Dive Brief:
- A group of nine Democratic lawmakers showed their support for the Commodity Futures Trading Commission’s proposed guidance for companies looking to list and trade voluntary carbon credits in a letter Wednesday to the independent agency.
- Rep. Doris Matsui of California, along with Sens. Cory Booker and Sheldon Whitehouse of New Jersey and Rhode Island respectively, spearheaded the letter asking the commodity regulator to “vigorously implement” its final guidance. The lawmakers also asked the CFTC to consider the “integral role” carbon credit registries have in derivatives markets, which allow for trading of both carbon credits and carbon offsets.
- The lawmakers said they are considering legislative action to improve regulation of voluntary carbon markets and asked the commission to brief Congress on any relevant enforcement action needed to “safeguard the integrity” of such markets. Lack of regulation leads to significant environmental risks, which ultimately spur substantial financial risks, the letter said.
Dive Insight:
The CFTC unveiled its proposed guidance in December 2023 which outlined what factors a commission-regulated exchange or designated contract market should consider when listing or trading voluntary carbon credits. These included adhering to the requirements of the Commodity Exchange Act and other relevant CFTC regulations.
The commission said at the time that its proposal was the result of a two-year examination of carbon markets and an even more extensive time period spent on evaluating how climate impacts financial markets.
“Our goal all along has been to help shape standards in support of integrity, which will lead to transparency, liquidity, and ultimately price discovery - all established hallmarks of CFTC regulated markets,” CFTC Chairman Rostin Behnam said in December, announcing the proposal.

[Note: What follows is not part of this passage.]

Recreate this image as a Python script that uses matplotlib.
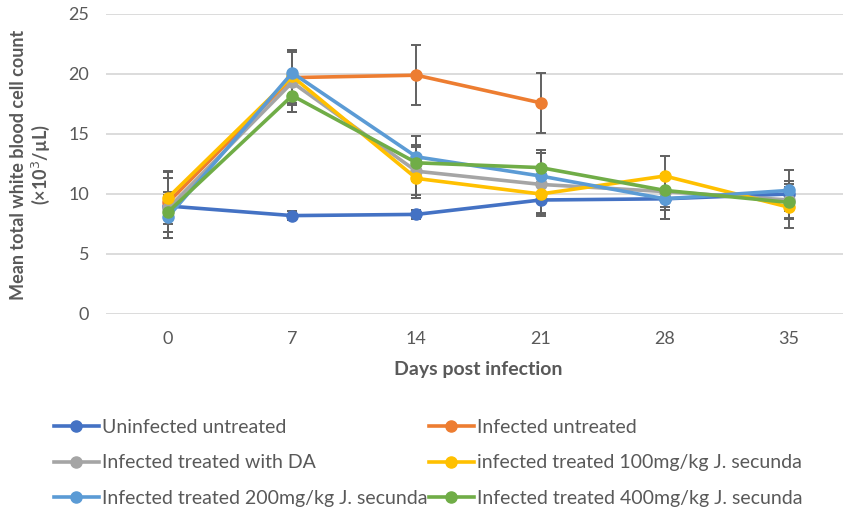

Democratic lawmakers urged the commission Wednesday to ensure its final guidance was “as rigorous as possible,” and said the voluntary carbon credit market needs “clear, consistent, and commonsense regulation” to guarantee “stability, integrity, and efficient price discovery.”
However, the lawmakers also recognized the complications that come with validating the integrity of the market.
CFTC’s proposal comes at a time where the effectiveness of the voluntary carbon market has been put into question due to overarching issues with its role in lowering carbon emissions. Earlier this week, the Science Based Targets initiative published research that found “various types of carbon credits are ineffective in delivering their intended mitigation outcome.”
SBTi said in its analysis that there could be “clear risks” to corporations using carbon credits to offset their carbon footprint.
Last month, a group of over 80 organizations focused on environmental and social issues argued that allowing entities to meet climate commitments through carbon credits is “likely to slow down global emission reductions.” The organizations expressed concern over the growing push to utilize carbon credits to offset emissions and said this reliance reduces the scale of funding and urgency needed to develop systems that hold emission-intensive sectors accountable and assist regions disproportionately impacted by climate change, such as the Global South.
In their letter to the CFTC, the lawmakers said carbon credits — when misused by corporations — effectively amount to a “license to pollute.” Nevertheless, increased and effective regulation could unlock the market’s potential to “accelerate the drawdown of greenhouse gas emissions, potentially avoiding the worst consequences of climate change, while also providing a new source of income for small farmers and forest owners,” the letter said.
The lawmakers said CFTC’s guidance would help the market police any double counting of emissions and allow only those credits to be traded that assure “the durability of the underlying carbon being removed or reduced” is accounted for scientifically.